- [Records to use]:
————
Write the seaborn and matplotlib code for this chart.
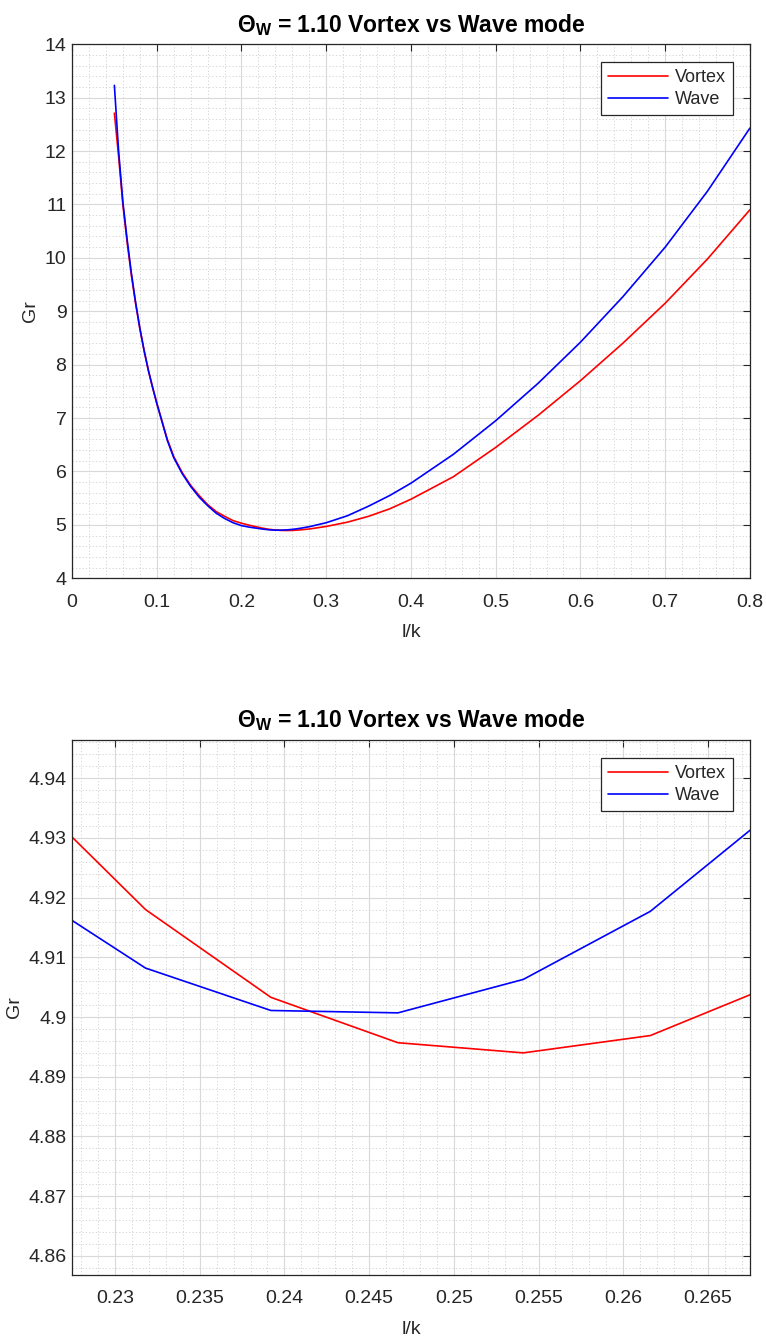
————
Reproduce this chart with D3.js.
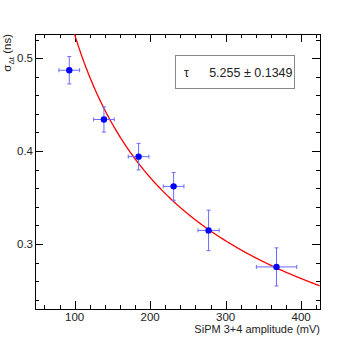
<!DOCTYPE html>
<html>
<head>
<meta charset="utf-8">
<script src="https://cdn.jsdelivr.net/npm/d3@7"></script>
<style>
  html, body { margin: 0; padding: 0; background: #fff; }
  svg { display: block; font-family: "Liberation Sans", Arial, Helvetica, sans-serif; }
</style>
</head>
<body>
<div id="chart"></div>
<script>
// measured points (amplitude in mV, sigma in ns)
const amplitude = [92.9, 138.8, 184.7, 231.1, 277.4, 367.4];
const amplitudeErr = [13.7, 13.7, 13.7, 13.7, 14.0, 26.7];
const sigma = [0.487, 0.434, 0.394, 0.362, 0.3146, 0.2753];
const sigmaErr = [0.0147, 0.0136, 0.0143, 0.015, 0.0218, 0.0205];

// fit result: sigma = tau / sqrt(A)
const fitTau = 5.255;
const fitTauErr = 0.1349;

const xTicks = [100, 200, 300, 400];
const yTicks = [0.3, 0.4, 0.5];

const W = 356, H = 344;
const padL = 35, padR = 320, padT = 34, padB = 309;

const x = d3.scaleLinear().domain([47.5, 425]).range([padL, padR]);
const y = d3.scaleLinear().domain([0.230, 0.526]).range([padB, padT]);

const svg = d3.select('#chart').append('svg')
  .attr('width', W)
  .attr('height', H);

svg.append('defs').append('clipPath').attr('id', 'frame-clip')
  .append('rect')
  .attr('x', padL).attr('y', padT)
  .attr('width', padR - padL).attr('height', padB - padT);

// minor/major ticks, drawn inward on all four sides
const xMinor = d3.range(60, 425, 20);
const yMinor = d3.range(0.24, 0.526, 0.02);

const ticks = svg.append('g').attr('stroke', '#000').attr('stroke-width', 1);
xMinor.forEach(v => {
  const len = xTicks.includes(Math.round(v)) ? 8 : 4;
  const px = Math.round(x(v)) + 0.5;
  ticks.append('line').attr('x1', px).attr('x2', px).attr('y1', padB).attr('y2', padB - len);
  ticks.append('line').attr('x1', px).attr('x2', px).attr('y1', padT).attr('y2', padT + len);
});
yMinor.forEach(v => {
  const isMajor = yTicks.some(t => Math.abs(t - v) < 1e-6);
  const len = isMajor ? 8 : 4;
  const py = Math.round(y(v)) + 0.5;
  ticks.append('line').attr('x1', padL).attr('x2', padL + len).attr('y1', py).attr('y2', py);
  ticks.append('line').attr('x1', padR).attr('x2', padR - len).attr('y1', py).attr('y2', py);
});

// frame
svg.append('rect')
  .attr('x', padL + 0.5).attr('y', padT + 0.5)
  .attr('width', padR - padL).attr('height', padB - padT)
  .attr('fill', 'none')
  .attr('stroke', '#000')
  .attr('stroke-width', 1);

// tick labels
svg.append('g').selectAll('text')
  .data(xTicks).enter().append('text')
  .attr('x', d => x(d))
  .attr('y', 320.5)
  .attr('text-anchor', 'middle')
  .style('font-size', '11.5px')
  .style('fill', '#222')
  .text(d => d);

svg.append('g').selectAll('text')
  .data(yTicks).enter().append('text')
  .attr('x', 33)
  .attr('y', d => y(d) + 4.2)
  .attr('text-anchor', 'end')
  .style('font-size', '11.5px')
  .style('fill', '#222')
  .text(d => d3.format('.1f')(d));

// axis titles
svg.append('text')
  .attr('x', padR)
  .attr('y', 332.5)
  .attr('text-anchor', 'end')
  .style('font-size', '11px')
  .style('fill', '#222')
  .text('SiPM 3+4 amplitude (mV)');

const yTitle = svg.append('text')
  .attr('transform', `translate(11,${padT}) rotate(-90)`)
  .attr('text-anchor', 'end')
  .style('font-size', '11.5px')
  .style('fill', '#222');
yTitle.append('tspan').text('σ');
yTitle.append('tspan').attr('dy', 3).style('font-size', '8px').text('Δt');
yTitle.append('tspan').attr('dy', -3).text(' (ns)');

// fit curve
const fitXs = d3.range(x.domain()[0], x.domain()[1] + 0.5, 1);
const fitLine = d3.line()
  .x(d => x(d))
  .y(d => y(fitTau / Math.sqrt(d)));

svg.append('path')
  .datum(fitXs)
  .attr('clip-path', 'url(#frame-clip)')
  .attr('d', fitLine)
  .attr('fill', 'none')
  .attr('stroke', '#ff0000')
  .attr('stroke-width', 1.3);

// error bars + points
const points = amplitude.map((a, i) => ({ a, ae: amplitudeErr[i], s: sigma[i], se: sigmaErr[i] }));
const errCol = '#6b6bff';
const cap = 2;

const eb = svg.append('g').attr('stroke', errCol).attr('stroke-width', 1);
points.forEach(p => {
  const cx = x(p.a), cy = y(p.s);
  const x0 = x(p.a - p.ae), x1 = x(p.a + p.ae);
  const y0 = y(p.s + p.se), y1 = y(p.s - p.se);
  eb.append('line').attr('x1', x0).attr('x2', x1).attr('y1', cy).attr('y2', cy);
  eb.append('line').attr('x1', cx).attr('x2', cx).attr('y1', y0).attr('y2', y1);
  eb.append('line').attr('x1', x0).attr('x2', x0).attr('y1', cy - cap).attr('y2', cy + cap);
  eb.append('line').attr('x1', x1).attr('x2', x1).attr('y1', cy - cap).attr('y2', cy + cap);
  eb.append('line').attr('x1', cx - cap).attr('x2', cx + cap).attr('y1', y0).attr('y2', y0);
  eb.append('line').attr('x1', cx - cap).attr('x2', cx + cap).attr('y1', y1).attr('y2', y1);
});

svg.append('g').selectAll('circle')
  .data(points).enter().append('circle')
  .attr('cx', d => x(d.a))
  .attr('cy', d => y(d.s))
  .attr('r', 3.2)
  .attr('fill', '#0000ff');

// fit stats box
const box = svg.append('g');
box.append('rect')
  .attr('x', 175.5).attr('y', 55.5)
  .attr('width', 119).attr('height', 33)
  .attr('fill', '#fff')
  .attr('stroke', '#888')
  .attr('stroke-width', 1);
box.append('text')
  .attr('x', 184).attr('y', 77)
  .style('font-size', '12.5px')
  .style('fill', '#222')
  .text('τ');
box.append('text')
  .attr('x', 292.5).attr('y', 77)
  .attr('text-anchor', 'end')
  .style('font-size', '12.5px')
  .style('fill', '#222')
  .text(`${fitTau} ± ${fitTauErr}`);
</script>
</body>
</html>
————
- [Your objective]:
Identify all lines where the word "this" shows up. Copy them.

- [Complete output]:
Write the seaborn and matplotlib code for this chart.
Reproduce this chart with D3.js.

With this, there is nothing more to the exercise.